The meeting is set to be the first world championship event on the circuit since the 1983 1000km World Sportscar race.
A three-year deal between WTCC promoter Eurosport Events and 24h-race organiser ADAC Nordrhein has been agreed.
The event also marks the return of the WTCC to Germany, three years on from its last foray at Oschersleben.
The WTCC's usual event format - made of two 60km races - will be revised.
Francois Ribeiro, Eurosport Events COO, explained: "To tackle this monument of car racing history, we asked FIA to revise the sporting regulations for that event.
"The idea is to hold one single 120km race, with one pitstop.
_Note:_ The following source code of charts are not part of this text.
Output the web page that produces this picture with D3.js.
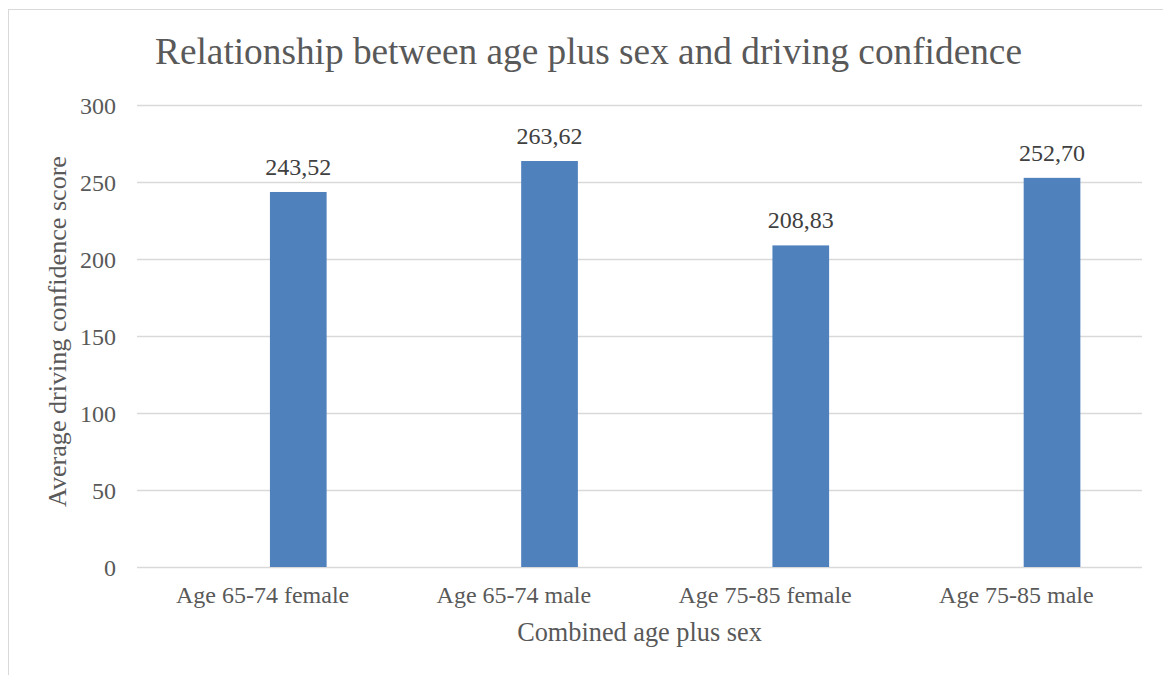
<!DOCTYPE html>
<html>
<head>
<meta charset="utf-8">
<script src="https://cdn.jsdelivr.net/npm/d3@7"></script>
<style>
  html, body { margin: 0; padding: 0; background: #fff; }
  svg { display: block; }
  svg text { font-family: "Liberation Serif", "Times New Roman", serif; }
</style>
</head>
<body>
<div class="chart"></div>
<script>
// data
const categories = ["Age 65-74 female", "Age 65-74 male", "Age 75-85 female", "Age 75-85 male"];
const scores = [243.52, 263.62, 208.83, 252.70];
const yTicks = [0, 50, 100, 150, 200, 250, 300];
const series = ["blank", "score"]; // first series is empty in the original, so bars sit right of centre

const width = 1163, height = 675;
const plot = { left: 137, right: 1142, top: 105, bottom: 567 };
const serif = "Liberation Serif";

const svg = d3.select(".chart").append("svg")
  .attr("width", width)
  .attr("height", height);

// chart frame (cut off on the right and bottom in the reference)
svg.append("rect")
  .attr("x", 8.5).attr("y", 9.5)
  .attr("width", width + 20).attr("height", height + 20)
  .attr("fill", "none")
  .attr("stroke", "#d9d9d9");

const x = d3.scaleBand()
  .domain(categories)
  .range([plot.left, plot.right]);

const x1 = d3.scaleBand()
  .domain(series)
  .range([0, x.bandwidth()])
  .paddingInner(0)
  .paddingOuter(1.216)
  .align(0.553);

const y = d3.scaleLinear()
  .domain([0, 300])
  .range([plot.bottom, plot.top]);

const fmt = d3.formatLocale({ decimal: ",", thousands: ".", grouping: [3], currency: ["", ""] }).format(".2f");

// gridlines
svg.append("g")
  .selectAll("line")
  .data(yTicks)
  .join("line")
  .attr("x1", plot.left)
  .attr("x2", plot.right)
  .attr("y1", d => Math.round(y(d)) + 0.5)
  .attr("y2", d => Math.round(y(d)) + 0.5)
  .attr("stroke", "#d9d9d9")
  .attr("stroke-width", 1.3);

// y axis labels
const yAxis = svg.append("g")
  .attr("transform", `translate(${plot.left - 21},0)`)
  .call(d3.axisLeft(y).tickValues(yTicks).tickSize(0).tickPadding(0));
yAxis.attr("font-family", serif);
yAxis.select(".domain").remove();
yAxis.selectAll("text")
  .attr("font-family", serif)
  .attr("font-size", 24)
  .attr("fill", "#595959")
  .attr("dy", "0.34em");

// x axis labels
const xAxis = svg.append("g")
  .attr("transform", `translate(0,${plot.bottom})`)
  .call(d3.axisBottom(x).tickSize(0).tickPadding(0));
xAxis.attr("font-family", serif);
xAxis.select(".domain").remove();
xAxis.selectAll("text")
  .attr("font-family", serif)
  .attr("font-size", 24)
  .attr("fill", "#595959")
  .attr("dy", null)
  .attr("y", 36);

// bars
svg.append("g")
  .selectAll("rect")
  .data(scores)
  .join("rect")
  .attr("x", (d, i) => x(categories[i]) + x1("score"))
  .attr("width", x1.bandwidth())
  .attr("y", d => y(d))
  .attr("height", d => y(0) - y(d))
  .attr("fill", "#4f81bd");

// data labels
svg.append("g")
  .selectAll("text")
  .data(scores)
  .join("text")
  .attr("x", (d, i) => x(categories[i]) + x1("score") + x1.bandwidth() / 2)
  .attr("y", d => y(d) - 17)
  .attr("text-anchor", "middle")
  .attr("font-family", serif)
  .attr("font-size", 24)
  .attr("fill", "#404040")
  .text(d => fmt(d));

// title
svg.append("text")
  .attr("x", 588.5)
  .attr("y", 64)
  .attr("text-anchor", "middle")
  .attr("font-family", serif)
  .attr("font-size", 37.3)
  .attr("fill", "#595959")
  .text("Relationship between age plus sex and driving confidence");

// axis titles
svg.append("text")
  .attr("x", (plot.left + plot.right) / 2)
  .attr("y", 641)
  .attr("text-anchor", "middle")
  .attr("font-family", serif)
  .attr("font-size", 26.3)
  .attr("fill", "#595959")
  .text("Combined age plus sex");

svg.append("text")
  .attr("transform", "translate(66,331.5) rotate(-90)")
  .attr("text-anchor", "middle")
  .attr("font-family", serif)
  .attr("font-size", 26.1)
  .attr("fill", "#595959")
  .text("Average driving confidence score");
</script>
</body>
</html>
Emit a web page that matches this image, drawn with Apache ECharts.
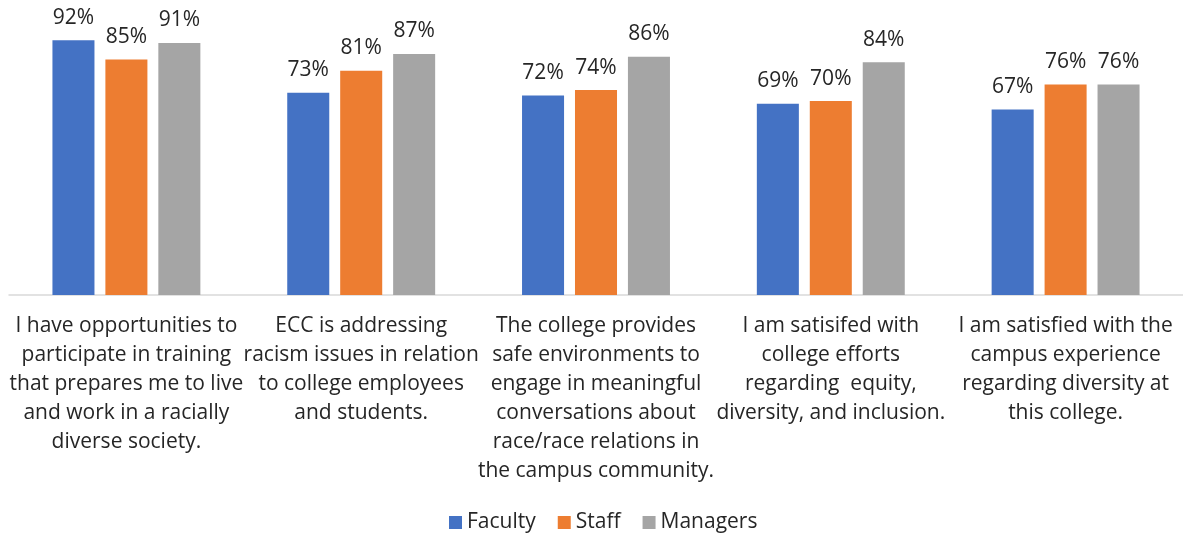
<!DOCTYPE html>
<html>
<head>
<meta charset="utf-8">
<script src="https://cdn.jsdelivr.net/npm/echarts@6/dist/echarts.min.js"></script>
<style>
  html, body { margin: 0; padding: 0; background: #fff; }
  #chart { width: 1183px; height: 540px; }
</style>
</head>
<body>
<div id="chart"></div>
<script>
// categories (line breaks as in the original)
var categories = [
    'I have opportunities to\nparticipate in training\nthat prepares me to live\nand work in a racially\ndiverse society.',
    'ECC is addressing\nracism issues in relation\nto college employees\nand students.',
    'The college provides\nsafe environments to\nengage in meaningful\nconversations about\nrace/race relations in\nthe campus community.',
    'I am satisifed with\ncollege efforts\nregarding  equity,\ndiversity, and inclusion.',
    'I am satisfied with the\ncampus experience\nregarding diversity at\nthis college.'
];
var faculty = [92, 73, 72, 69, 67];
var staff = [85, 81, 74, 70, 76];
var managers = [91, 87, 86, 84, 76];

var font = '"Open Sans", "Noto Sans", sans-serif';

function makeSeries(name, data, color) {
    return {
        name: name,
        type: 'bar',
        data: data,
        barGap: '26%',
        barCategoryGap: '37%',
        itemStyle: { color: color },
        label: {
            show: true,
            position: 'top',
            distance: 12,
            formatter: '{c}%',
            color: '#262626',
            fontSize: 21,
            fontFamily: font
        }
    };
}

var myChart = echarts.init(document.getElementById('chart'));
var option = {
    animation: false,
    textStyle: { fontFamily: font },
    grid: { left: 9, right: 0, top: 18, bottom: 245, containLabel: false },
    legend: {
        bottom: 2,
        left: 444,
        itemWidth: 13,
        itemHeight: 13,
        itemGap: 22,
        icon: 'rect',
        textStyle: { fontSize: 21, color: '#262626', fontFamily: font },
        data: ['Faculty', 'Staff', 'Managers']
    },
    xAxis: {
        type: 'category',
        data: categories,
        axisLine: { lineStyle: { color: '#d9d9d9', width: 1.5 } },
        axisTick: { show: false },
        axisLabel: {
            interval: 0,
            margin: 17,
            color: '#262626',
            fontSize: 21,
            lineHeight: 29,
            fontFamily: font,
            align: 'center'
        }
    },
    yAxis: {
        type: 'value',
        min: 0,
        max: 100,
        show: false,
        splitLine: { show: false }
    },
    series: [
        makeSeries('Faculty', faculty, '#4472c4'),
        makeSeries('Staff', staff, '#ed7d31'),
        makeSeries('Managers', managers, '#a5a5a5')
    ]
};
myChart.setOption(option);
</script>
</body>
</html>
The details of this particular format will be worked out between FIA, Eurosport Events and teams before the next FIA Touring Car Commission."
Lada racer James Thompson told AUTOSPORT: "We were told in Moscow it was likely to happen. Not many [current WTCC drivers] will have raced there, certainly I haven't.
"I have a lot of laps to do before I can even think about being anywhere near competitive.
"It will be a fantastic race, I am sure."
VIDEO: WTCC drivers' reactions to Nordschleife news
Thompson's Lada team-mate Rob Huff has Nordschleife experience from VLN events.
"He's cock-a-hoop," said Thompson of Huff's reaction.
"He has done lots of laps and I am sure will be outstanding."
Former WTCC promoter Marcello Lotti had investigated a race on the Nordschleife as far back as 2011, when he told AUTOSPORT that the only stumbling block was the circuit's licence grade.
"I looked at a two-lap race before the Nurburgring 24 Hours, but the circuit needs a grade-four licence from the FIA," said Lotti in 2011.
"Even then we would need the support of the manufacturers. But I tell you, if tomorrow this kind of traditional circuit can be homologated, or can have a homologation that permits us to run, why not?"
Thompson admitted that safety issues were a potential concern.
"My only concern is the older you get the more you like safer tracks."
"You have to trust the organisers and the FIA make sure it is up to standard."